- **Given material**:

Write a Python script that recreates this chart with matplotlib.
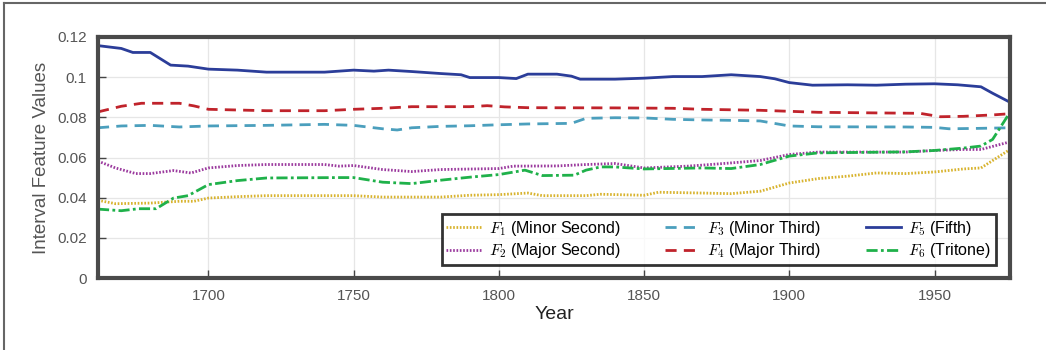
import matplotlib
matplotlib.use('Agg')
import matplotlib.pyplot as plt
from matplotlib.lines import Line2D

plt.rcParams['font.family'] = ['Liberation Sans', 'DejaVu Sans']
plt.rcParams['mathtext.fontset'] = 'cm'

# F1 (Minor Second)
f1_years = [1662, 1668, 1680, 1690, 1695, 1700, 1710, 1720, 1750, 1760, 1780, 1790, 1800,
            1810, 1815, 1830, 1835, 1850, 1855, 1870, 1880, 1890, 1900, 1910, 1920, 1930,
            1940, 1950, 1960, 1966, 1976]
f1_vals = [0.0387, 0.037, 0.0373, 0.0382, 0.0382, 0.0398, 0.0405, 0.041, 0.041, 0.0403, 0.0403,
           0.0412, 0.0415, 0.0423, 0.041, 0.041, 0.0417, 0.0412, 0.0427, 0.0423, 0.042, 0.0432,
           0.0473, 0.0495, 0.0507, 0.0523, 0.052, 0.0528, 0.0543, 0.0548, 0.064]

# F2 (Major Second)
f2_years = [1662, 1668, 1675, 1680, 1688, 1694, 1700, 1710, 1720, 1740, 1745, 1750, 1760,
            1770, 1780, 1800, 1805, 1820, 1830, 1840, 1850, 1865, 1870, 1880, 1890, 1900,
            1910, 1940, 1950, 1960, 1966, 1976]
f2_vals = [0.0582, 0.0548, 0.052, 0.052, 0.0535, 0.0523, 0.0548, 0.056, 0.0565, 0.0565, 0.0557,
           0.056, 0.054, 0.053, 0.054, 0.0545, 0.0557, 0.0558, 0.0565, 0.057, 0.0548, 0.0557,
           0.0562, 0.0573, 0.0585, 0.0615, 0.0627, 0.0627, 0.0635, 0.064, 0.064, 0.0678]

# F3 (Minor Third)
f3_years = [1662, 1670, 1680, 1690, 1700, 1720, 1740, 1750, 1760, 1765, 1770, 1780, 1790,
            1800, 1810, 1825, 1830, 1840, 1850, 1860, 1870, 1880, 1890, 1900, 1910, 1940,
            1950, 1955, 1965, 1976]
f3_vals = [0.0748, 0.0757, 0.076, 0.0752, 0.0757, 0.076, 0.0765, 0.076, 0.0743, 0.0737, 0.0748,
           0.0755, 0.0758, 0.0763, 0.0767, 0.077, 0.0795, 0.0798, 0.0797, 0.079, 0.0787, 0.0785,
           0.0782, 0.0757, 0.0753, 0.0752, 0.075, 0.0743, 0.0745, 0.0748]

# F4 (Major Third)
f4_years = [1662, 1670, 1677, 1690, 1695, 1700, 1720, 1740, 1750, 1760, 1770, 1790, 1796,
            1802, 1810, 1840, 1860, 1870, 1890, 1900, 1910, 1930, 1945, 1952, 1960, 1970, 1976]
f4_vals = [0.0827, 0.0855, 0.087, 0.087, 0.0857, 0.084, 0.0833, 0.0833, 0.084, 0.0845, 0.0853,
           0.0853, 0.0858, 0.0852, 0.0848, 0.0847, 0.0845, 0.084, 0.0835, 0.083, 0.0825, 0.0822,
           0.082, 0.0803, 0.0805, 0.0812, 0.0818]

# F5 (Fifth)
f5_years = [1662, 1670, 1674, 1680, 1687, 1693, 1700, 1710, 1720, 1740, 1750, 1757, 1762,
            1770, 1780, 1787, 1790, 1800, 1806, 1810, 1820, 1825, 1828, 1840, 1850, 1860,
            1870, 1880, 1890, 1895, 1900, 1908, 1920, 1930, 1940, 1950, 1958, 1966, 1970, 1976]
f5_vals = [0.1157, 0.1143, 0.1123, 0.1123, 0.106, 0.1055, 0.104, 0.1035, 0.1025, 0.1025, 0.1035,
           0.103, 0.1035, 0.1028, 0.1018, 0.1012, 0.0998, 0.0998, 0.0993, 0.1015, 0.1015, 0.1005,
           0.099, 0.099, 0.0995, 0.1003, 0.1003, 0.1012, 0.1003, 0.0992, 0.0973, 0.096, 0.0962,
           0.096, 0.0965, 0.0967, 0.0962, 0.0952, 0.092, 0.0875]

# F6 (Tritone)
f6_years = [1662, 1670, 1676, 1682, 1688, 1693, 1700, 1710, 1720, 1745, 1750, 1760, 1770,
            1780, 1790, 1800, 1809, 1815, 1826, 1830, 1835, 1840, 1850, 1870, 1880, 1890,
            1900, 1910, 1940, 1950, 1960, 1966, 1970, 1976]
f6_vals = [0.0343, 0.0335, 0.0345, 0.0345, 0.0398, 0.041, 0.0465, 0.0485, 0.0498, 0.05, 0.05,
           0.0477, 0.047, 0.0487, 0.0502, 0.0515, 0.0537, 0.051, 0.0512, 0.0537, 0.0553, 0.0553,
           0.0543, 0.0548, 0.0545, 0.0565, 0.0607, 0.0623, 0.0628, 0.0635, 0.0647, 0.0657,
           0.069, 0.0825]

fig = plt.figure(figsize=(10.46, 3.5), dpi=100)
ax = fig.add_axes([0.0937, 0.2057, 0.8719, 0.6886])

lw = 2.0
ax.plot(f1_years, f1_vals, color='#d8b32e', lw=lw, ls=(0, (0.6, 0.6)), label=r'$F_1$ (Minor Second)')
ax.plot(f2_years, f2_vals, color='#9b3a9e', lw=lw, ls=(0, (0.6, 0.6)), label=r'$F_2$ (Major Second)')
ax.plot(f3_years, f3_vals, color='#4b9fbd', lw=lw, ls=(0, (4, 2.6)), label=r'$F_3$ (Minor Third)')
ax.plot(f4_years, f4_vals, color='#c0232b', lw=lw, ls=(0, (4, 2.6)), label=r'$F_4$ (Major Third)')
ax.plot(f5_years, f5_vals, color='#2b3d99', lw=lw, ls='-', label=r'$F_5$ (Fifth)')
ax.plot(f6_years, f6_vals, color='#1fb14a', lw=lw, ls=(0, (4, 1.2, 1, 1.2)), label=r'$F_6$ (Tritone)')

ax.set_xlim(1662, 1976)
ax.set_ylim(0, 0.12)
ax.set_xticks([1700, 1750, 1800, 1850, 1900, 1950])
ax.set_yticks([0, 0.02, 0.04, 0.06, 0.08, 0.1, 0.12])
ax.set_yticklabels(['0', '0.02', '0.04', '0.06', '0.08', '0.1', '0.12'])
ax.grid(True, color='#e6e6e6', lw=0.9)
ax.set_axisbelow(True)
ax.tick_params(direction='in', length=6, width=1, color='#444444',
               labelcolor='#555555', labelsize=11, pad=8)
for s in ax.spines.values():
    s.set_linewidth(3)
    s.set_color('#4a4a4a')

ax.set_xlabel('Year', fontsize=14, color='#222222', labelpad=2)
ax.set_ylabel('Interval Feature Values', fontsize=13.5, color='#555555', labelpad=5)

leg = ax.legend(ncol=3, loc='lower right', bbox_to_anchor=(0.9846, 0.054),
                fontsize=11.5, frameon=True, fancybox=False, edgecolor='black',
                handlelength=2.2, columnspacing=2.8, handletextpad=0.45,
                borderpad=0.3, labelspacing=0.2, borderaxespad=0)
leg.get_frame().set_linewidth(2)

# outer frame
fig.add_artist(Line2D([0.004, 0.004], [0, 0.992], transform=fig.transFigure, color='#666666', lw=1.5))
fig.add_artist(Line2D([0.004, 1], [0.992, 0.992], transform=fig.transFigure, color='#666666', lw=1.5))

fig.savefig('out.png', dpi=100)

- **Goal of the exercise**:
Each line of the data is to be duplicated exactly; pictures stay out of the copy.

- **Task result**:
Write a Python script that recreates this chart with matplotlib.
import matplotlib
matplotlib.use('Agg')
import matplotlib.pyplot as plt
from matplotlib.lines import Line2D

plt.rcParams['font.family'] = ['Liberation Sans', 'DejaVu Sans']
plt.rcParams['mathtext.fontset'] = 'cm'

# F1 (Minor Second)
f1_years = [1662, 1668, 1680, 1690, 1695, 1700, 1710, 1720, 1750, 1760, 1780, 1790, 1800,
            1810, 1815, 1830, 1835, 1850, 1855, 1870, 1880, 1890, 1900, 1910, 1920, 1930,
            1940, 1950, 1960, 1966, 1976]
f1_vals = [0.0387, 0.037, 0.0373, 0.0382, 0.0382, 0.0398, 0.0405, 0.041, 0.041, 0.0403, 0.0403,
           0.0412, 0.0415, 0.0423, 0.041, 0.041, 0.0417, 0.0412, 0.0427, 0.0423, 0.042, 0.0432,
           0.0473, 0.0495, 0.0507, 0.0523, 0.052, 0.0528, 0.0543, 0.0548, 0.064]

# F2 (Major Second)
f2_years = [1662, 1668, 1675, 1680, 1688, 1694, 1700, 1710, 1720, 1740, 1745, 1750, 1760,
            1770, 1780, 1800, 1805, 1820, 1830, 1840, 1850, 1865, 1870, 1880, 1890, 1900,
            1910, 1940, 1950, 1960, 1966, 1976]
f2_vals = [0.0582, 0.0548, 0.052, 0.052, 0.0535, 0.0523, 0.0548, 0.056, 0.0565, 0.0565, 0.0557,
           0.056, 0.054, 0.053, 0.054, 0.0545, 0.0557, 0.0558, 0.0565, 0.057, 0.0548, 0.0557,
           0.0562, 0.0573, 0.0585, 0.0615, 0.0627, 0.0627, 0.0635, 0.064, 0.064, 0.0678]

# F3 (Minor Third)
f3_years = [1662, 1670, 1680, 1690, 1700, 1720, 1740, 1750, 1760, 1765, 1770, 1780, 1790,
            1800, 1810, 1825, 1830, 1840, 1850, 1860, 1870, 1880, 1890, 1900, 1910, 1940,
            1950, 1955, 1965, 1976]
f3_vals = [0.0748, 0.0757, 0.076, 0.0752, 0.0757, 0.076, 0.0765, 0.076, 0.0743, 0.0737, 0.0748,
           0.0755, 0.0758, 0.0763, 0.0767, 0.077, 0.0795, 0.0798, 0.0797, 0.079, 0.0787, 0.0785,
           0.0782, 0.0757, 0.0753, 0.0752, 0.075, 0.0743, 0.0745, 0.0748]

# F4 (Major Third)
f4_years = [1662, 1670, 1677, 1690, 1695, 1700, 1720, 1740, 1750, 1760, 1770, 1790, 1796,
            1802, 1810, 1840, 1860, 1870, 1890, 1900, 1910, 1930, 1945, 1952, 1960, 1970, 1976]
f4_vals = [0.0827, 0.0855, 0.087, 0.087, 0.0857, 0.084, 0.0833, 0.0833, 0.084, 0.0845, 0.0853,
           0.0853, 0.0858, 0.0852, 0.0848, 0.0847, 0.0845, 0.084, 0.0835, 0.083, 0.0825, 0.0822,
           0.082, 0.0803, 0.0805, 0.0812, 0.0818]

# F5 (Fifth)
f5_years = [1662, 1670, 1674, 1680, 1687, 1693, 1700, 1710, 1720, 1740, 1750, 1757, 1762,
            1770, 1780, 1787, 1790, 1800, 1806, 1810, 1820, 1825, 1828, 1840, 1850, 1860,
            1870, 1880, 1890, 1895, 1900, 1908, 1920, 1930, 1940, 1950, 1958, 1966, 1970, 1976]
f5_vals = [0.1157, 0.1143, 0.1123, 0.1123, 0.106, 0.1055, 0.104, 0.1035, 0.1025, 0.1025, 0.1035,
           0.103, 0.1035, 0.1028, 0.1018, 0.1012, 0.0998, 0.0998, 0.0993, 0.1015, 0.1015, 0.1005,
           0.099, 0.099, 0.0995, 0.1003, 0.1003, 0.1012, 0.1003, 0.0992, 0.0973, 0.096, 0.0962,
           0.096, 0.0965, 0.0967, 0.0962, 0.0952, 0.092, 0.0875]

# F6 (Tritone)
f6_years = [1662, 1670, 1676, 1682, 1688, 1693, 1700, 1710, 1720, 1745, 1750, 1760, 1770,
            1780, 1790, 1800, 1809, 1815, 1826, 1830, 1835, 1840, 1850, 1870, 1880, 1890,
            1900, 1910, 1940, 1950, 1960, 1966, 1970, 1976]
f6_vals = [0.0343, 0.0335, 0.0345, 0.0345, 0.0398, 0.041, 0.0465, 0.0485, 0.0498, 0.05, 0.05,
           0.0477, 0.047, 0.0487, 0.0502, 0.0515, 0.0537, 0.051, 0.0512, 0.0537, 0.0553, 0.0553,
           0.0543, 0.0548, 0.0545, 0.0565, 0.0607, 0.0623, 0.0628, 0.0635, 0.0647, 0.0657,
           0.069, 0.0825]

fig = plt.figure(figsize=(10.46, 3.5), dpi=100)
ax = fig.add_axes([0.0937, 0.2057, 0.8719, 0.6886])

lw = 2.0
ax.plot(f1_years, f1_vals, color='#d8b32e', lw=lw, ls=(0, (0.6, 0.6)), label=r'$F_1$ (Minor Second)')
ax.plot(f2_years, f2_vals, color='#9b3a9e', lw=lw, ls=(0, (0.6, 0.6)), label=r'$F_2$ (Major Second)')
ax.plot(f3_years, f3_vals, color='#4b9fbd', lw=lw, ls=(0, (4, 2.6)), label=r'$F_3$ (Minor Third)')
ax.plot(f4_years, f4_vals, color='#c0232b', lw=lw, ls=(0, (4, 2.6)), label=r'$F_4$ (Major Third)')
ax.plot(f5_years, f5_vals, color='#2b3d99', lw=lw, ls='-', label=r'$F_5$ (Fifth)')
ax.plot(f6_years, f6_vals, color='#1fb14a', lw=lw, ls=(0, (4, 1.2, 1, 1.2)), label=r'$F_6$ (Tritone)')

ax.set_xlim(1662, 1976)
ax.set_ylim(0, 0.12)
ax.set_xticks([1700, 1750, 1800, 1850, 1900, 1950])
ax.set_yticks([0, 0.02, 0.04, 0.06, 0.08, 0.1, 0.12])
ax.set_yticklabels(['0', '0.02', '0.04', '0.06', '0.08', '0.1', '0.12'])
ax.grid(True, color='#e6e6e6', lw=0.9)
ax.set_axisbelow(True)
ax.tick_params(direction='in', length=6, width=1, color='#444444',
               labelcolor='#555555', labelsize=11, pad=8)
for s in ax.spines.values():
    s.set_linewidth(3)
    s.set_color('#4a4a4a')

ax.set_xlabel('Year', fontsize=14, color='#222222', labelpad=2)
ax.set_ylabel('Interval Feature Values', fontsize=13.5, color='#555555', labelpad=5)

leg = ax.legend(ncol=3, loc='lower right', bbox_to_anchor=(0.9846, 0.054),
                fontsize=11.5, frameon=True, fancybox=False, edgecolor='black',
                handlelength=2.2, columnspacing=2.8, handletextpad=0.45,
                borderpad=0.3, labelspacing=0.2, borderaxespad=0)
leg.get_frame().set_linewidth(2)

# outer frame
fig.add_artist(Line2D([0.004, 0.004], [0, 0.992], transform=fig.transFigure, color='#666666', lw=1.5))
fig.add_artist(Line2D([0.004, 1], [0.992, 0.992], transform=fig.transFigure, color='#666666', lw=1.5))

fig.savefig('out.png', dpi=100)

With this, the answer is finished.